• Required task
Only the lines from the start of the data through the line with "plt.rcParams['font.family'] = ['Liberation" belong in the copy. Restate them word for word, minus the pictures.

• Raw data
====================

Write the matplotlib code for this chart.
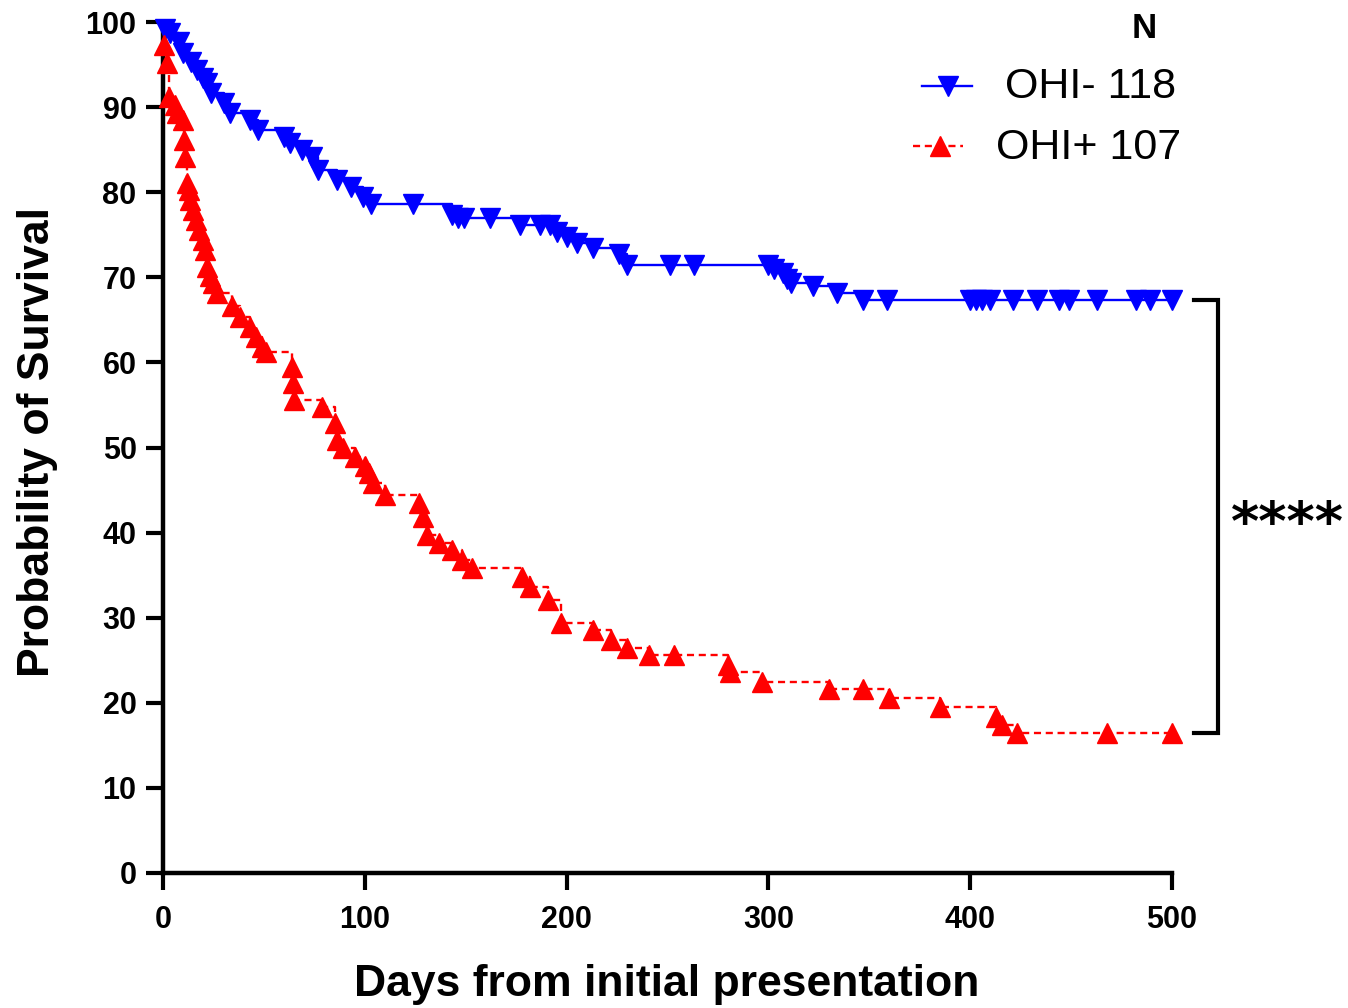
import matplotlib
matplotlib.use("Agg")
import matplotlib.pyplot as plt
from matplotlib.lines import Line2D

plt.rcParams['font.family'] = ['Liberation Sans', 'DejaVu Sans']

# OHI- (blue) Kaplan-Meier step points: days, survival %
blue_days = [0, 1, 3.5, 8, 10, 14, 17, 20, 22, 24, 30, 33, 43, 47, 60, 63, 69, 74, 77,
             86, 93, 99, 103, 124, 143, 146, 149, 162, 177, 187, 192, 195, 200, 205,
             213, 226, 230, 251, 263, 300, 303, 307, 309, 311, 322, 334, 347, 359,
             400, 403, 406, 410, 421, 433, 444, 449, 463, 482, 489, 500]
blue_surv = [100, 99.2, 98.7, 97.6, 96.4, 95.3, 94.4, 93.4, 92.8, 91.7, 90.5, 89.3, 88.5,
             87.3, 86.5, 85.8, 85.0, 84.1, 82.6, 81.4, 80.6, 79.4, 78.6, 78.6, 77.3,
             77.0, 77.0, 77.0, 76.1, 76.1, 76.1, 75.3, 74.7, 74.0, 73.4, 72.7, 71.4,
             71.4, 71.4, 71.4, 71.0, 70.5, 69.8, 69.3, 69.0, 68.2, 67.3, 67.3,
             67.3, 67.3, 67.3, 67.3, 67.3, 67.3, 67.3, 67.3, 67.3, 67.3, 67.3, 67.3]

# OHI+ (red) Kaplan-Meier step points: days, survival %
red_days = [0, 0.5, 2, 3, 6, 7, 10, 10.5, 11, 12, 13, 13.5, 15, 16.5, 18, 20, 21, 22,
            23.5, 25, 27, 34, 38, 43, 46, 49, 51, 64, 64.5, 65, 79, 85, 86, 89, 95,
            100, 102, 104, 110, 127, 129, 131, 137, 143, 148, 153, 178, 182, 191, 197,
            213, 222, 230, 241, 253, 280, 281, 297, 330, 347, 360, 385, 413, 416,
            423, 468, 500]
red_surv = [100, 97.3, 95.2, 91.2, 90.3, 89.3, 88.5, 86.1, 84.1, 81.1, 80.2, 79.1, 77.9,
            76.7, 75.6, 74.4, 73.2, 71.2, 70.2, 69.3, 68.2, 66.6, 65.3, 64.2, 63.0,
            61.8, 61.2, 59.5, 57.6, 55.6, 54.8, 52.9, 50.9, 49.9, 48.9, 47.8, 47.0,
            45.8, 44.4, 43.5, 41.8, 39.7, 38.8, 38.0, 36.8, 35.8, 34.8, 33.6, 32.1,
            29.4, 28.5, 27.4, 26.4, 25.6, 25.6, 24.4, 23.6, 22.5, 21.6, 21.6, 20.6,
            19.5, 18.3, 17.4, 16.5, 16.5, 16.5]

group_labels = ["OHI- 118", "OHI+ 107"]
x_ticks = [0, 100, 200, 300, 400, 500]
y_ticks = [0, 10, 20, 30, 40, 50, 60, 70, 80, 90, 100]

W, H = 1348, 1008
fig = plt.figure(figsize=(W / 100, H / 100), dpi=100)
ax = fig.add_axes([163 / W, 1 - 873 / H, (1172 - 163) / W, (873 - 22) / H])

BLUE, RED = '#0000FF', '#FF0000'
MS = 14
ax.plot(blue_days, blue_surv, drawstyle='steps-post', color=BLUE, lw=1.7,
        clip_on=False, zorder=3)
ax.plot(blue_days[1:], blue_surv[1:], ls='none', marker='v', ms=MS, color=BLUE,
        clip_on=False, zorder=4)
ax.plot(red_days, red_surv, drawstyle='steps-post', color=RED, lw=1.7,
        ls=(0, (3, 2)), clip_on=False, zorder=3)
ax.plot(red_days[1:], red_surv[1:], ls='none', marker='^', ms=MS, color=RED,
        clip_on=False, zorder=4)

ax.set_xlim(0, 500)
ax.set_ylim(0, 100)
ax.set_xticks(x_ticks)
ax.set_yticks(y_ticks)
for s in ['top', 'right']:
    ax.spines[s].set_visible(False)
for s in ['left', 'bottom']:
    ax.spines[s].set_linewidth(3.2)
ax.tick_params(axis='both', direction='out', length=12, width=3.0, labelsize=22)
ax.tick_params(axis='x', pad=11)
ax.tick_params(axis='y', pad=7)
for lbl in ax.get_xticklabels() + ax.get_yticklabels():
    lbl.set_fontweight('bold')

# axis titles
fig.text(667 / W, 1 - 996 / H, "Days from initial presentation", fontsize=32,
         fontweight='bold', ha='center', va='baseline')
fig.text(38 / W, 1 - 442 / H, "Probability of Survival", fontsize=32,
         fontweight='bold', ha='center', va='center', rotation=90)

# significance bracket
bx0, bx1 = 511, 523
ytop, ybot = blue_surv[-1], red_surv[-1]
ax.plot([bx0, bx1, bx1, bx0], [ytop, ytop, ybot, ybot], color='black', lw=3.0,
        clip_on=False, solid_joinstyle='miter')
fig.text(1287 / W, 1 - 540 / H, "****", fontsize=39, fontweight='bold',
         family='DejaVu Sans', ha='center', va='baseline')

# legend (manual)
fig.text(1144 / W, 1 - 38 / H, "N", fontsize=25, fontweight='bold',
         ha='center', va='baseline')
fig.add_artist(Line2D([922 / W, 972 / W], [1 - 86 / H] * 2, color=BLUE,
                      lw=1.7, transform=fig.transFigure))
fig.add_artist(Line2D([948 / W], [1 - 86 / H], marker='v', ms=MS, color=BLUE,
                      ls='none', transform=fig.transFigure))
fig.add_artist(Line2D([913 / W, 963 / W], [1 - 146 / H] * 2, color=RED,
                      lw=1.7, ls=(0, (3, 2)), transform=fig.transFigure))
fig.add_artist(Line2D([940 / W], [1 - 146 / H], marker='^', ms=MS, color=RED,
                      ls='none', transform=fig.transFigure))
fig.text(1176 / W, 1 - 98 / H, group_labels[0], fontsize=31, ha='right', va='baseline')
fig.text(1181 / W, 1 - 159 / H, group_labels[1], fontsize=31, ha='right', va='baseline')

fig.savefig("out.png", dpi=100)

====================

• Finished answer
Write the matplotlib code for this chart.
import matplotlib
matplotlib.use("Agg")
import matplotlib.pyplot as plt
from matplotlib.lines import Line2D

plt.rcParams['font.family'] = ['Liberation Sans', 'DejaVu Sans']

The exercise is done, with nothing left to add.